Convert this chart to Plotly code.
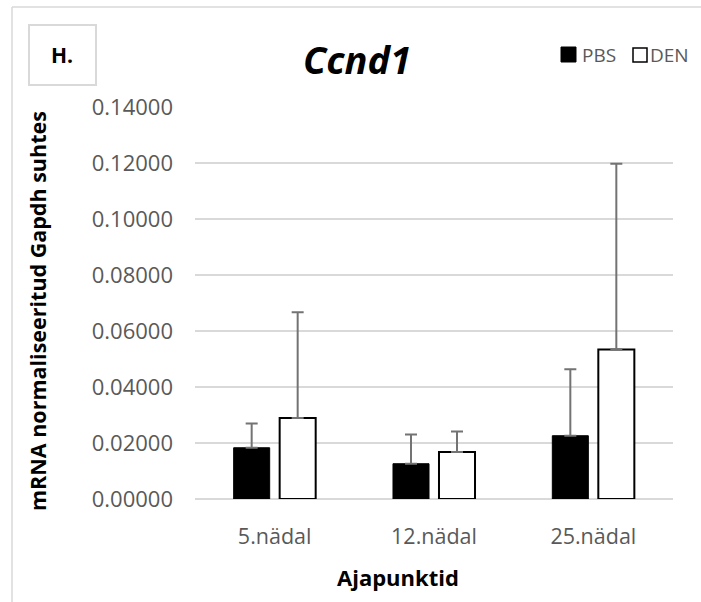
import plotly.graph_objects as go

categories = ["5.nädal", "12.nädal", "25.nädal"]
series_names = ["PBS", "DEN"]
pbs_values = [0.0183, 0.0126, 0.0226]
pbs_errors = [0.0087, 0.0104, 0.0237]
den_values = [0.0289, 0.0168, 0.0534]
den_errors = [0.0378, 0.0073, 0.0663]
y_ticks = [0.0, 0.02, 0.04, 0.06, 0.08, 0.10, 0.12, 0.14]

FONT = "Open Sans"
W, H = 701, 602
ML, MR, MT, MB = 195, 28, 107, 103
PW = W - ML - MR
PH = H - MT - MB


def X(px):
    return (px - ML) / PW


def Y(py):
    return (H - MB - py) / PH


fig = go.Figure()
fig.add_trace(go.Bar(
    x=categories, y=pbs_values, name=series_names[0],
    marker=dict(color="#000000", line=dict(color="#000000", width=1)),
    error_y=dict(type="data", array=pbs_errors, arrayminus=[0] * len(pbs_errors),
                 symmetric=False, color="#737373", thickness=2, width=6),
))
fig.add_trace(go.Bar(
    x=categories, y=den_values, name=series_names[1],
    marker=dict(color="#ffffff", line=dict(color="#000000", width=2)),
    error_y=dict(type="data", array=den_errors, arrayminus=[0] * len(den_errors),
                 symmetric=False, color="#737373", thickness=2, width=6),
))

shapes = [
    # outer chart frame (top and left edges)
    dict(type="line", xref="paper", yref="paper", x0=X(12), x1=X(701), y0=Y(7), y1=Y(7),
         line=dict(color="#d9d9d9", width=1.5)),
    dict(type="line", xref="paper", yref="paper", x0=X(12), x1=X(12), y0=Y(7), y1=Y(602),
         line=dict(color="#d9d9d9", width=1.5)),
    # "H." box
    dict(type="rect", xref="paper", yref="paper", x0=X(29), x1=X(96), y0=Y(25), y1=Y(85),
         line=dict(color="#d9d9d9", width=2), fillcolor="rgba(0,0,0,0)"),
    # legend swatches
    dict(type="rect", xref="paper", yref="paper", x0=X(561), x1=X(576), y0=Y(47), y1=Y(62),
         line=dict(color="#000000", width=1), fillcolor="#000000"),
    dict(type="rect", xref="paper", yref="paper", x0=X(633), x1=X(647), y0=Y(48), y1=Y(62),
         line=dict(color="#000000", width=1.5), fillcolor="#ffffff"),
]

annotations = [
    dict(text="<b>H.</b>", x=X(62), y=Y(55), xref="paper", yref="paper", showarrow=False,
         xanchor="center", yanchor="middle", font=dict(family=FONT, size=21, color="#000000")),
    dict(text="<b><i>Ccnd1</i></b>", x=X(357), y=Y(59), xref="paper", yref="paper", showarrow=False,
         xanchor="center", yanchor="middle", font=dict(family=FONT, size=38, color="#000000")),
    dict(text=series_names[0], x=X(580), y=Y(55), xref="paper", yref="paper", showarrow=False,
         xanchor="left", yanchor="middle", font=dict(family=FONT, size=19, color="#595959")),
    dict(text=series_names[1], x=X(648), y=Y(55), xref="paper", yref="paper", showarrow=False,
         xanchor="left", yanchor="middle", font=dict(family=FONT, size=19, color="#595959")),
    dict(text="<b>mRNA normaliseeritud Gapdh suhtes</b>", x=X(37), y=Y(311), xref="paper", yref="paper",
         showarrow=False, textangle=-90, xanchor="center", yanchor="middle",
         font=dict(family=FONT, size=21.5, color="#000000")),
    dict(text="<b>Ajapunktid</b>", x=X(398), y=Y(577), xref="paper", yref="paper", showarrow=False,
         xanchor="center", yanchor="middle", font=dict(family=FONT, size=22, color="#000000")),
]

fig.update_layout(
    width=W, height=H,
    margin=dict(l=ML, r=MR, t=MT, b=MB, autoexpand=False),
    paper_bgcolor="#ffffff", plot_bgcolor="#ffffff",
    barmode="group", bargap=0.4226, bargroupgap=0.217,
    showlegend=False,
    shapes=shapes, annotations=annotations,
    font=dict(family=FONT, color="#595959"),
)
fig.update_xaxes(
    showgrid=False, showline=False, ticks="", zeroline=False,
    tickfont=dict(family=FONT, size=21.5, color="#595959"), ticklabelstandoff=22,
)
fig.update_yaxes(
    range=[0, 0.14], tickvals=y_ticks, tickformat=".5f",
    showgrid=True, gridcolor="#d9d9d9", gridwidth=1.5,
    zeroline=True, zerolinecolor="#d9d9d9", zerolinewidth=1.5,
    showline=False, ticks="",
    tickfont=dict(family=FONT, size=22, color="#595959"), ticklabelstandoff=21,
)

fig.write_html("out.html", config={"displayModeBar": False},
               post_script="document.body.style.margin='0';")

==

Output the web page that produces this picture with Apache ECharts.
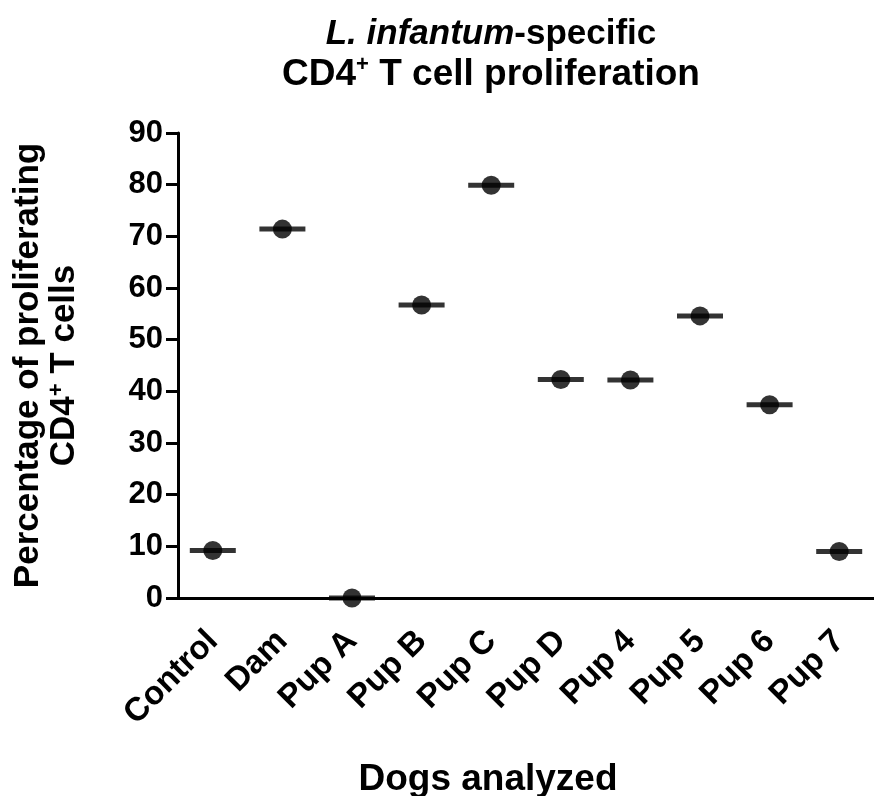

Set exercise:
In the records above, find each line holding "this" and copy it.

Response:
Convert this chart to Plotly code.
Output the web page that produces this picture with Apache ECharts.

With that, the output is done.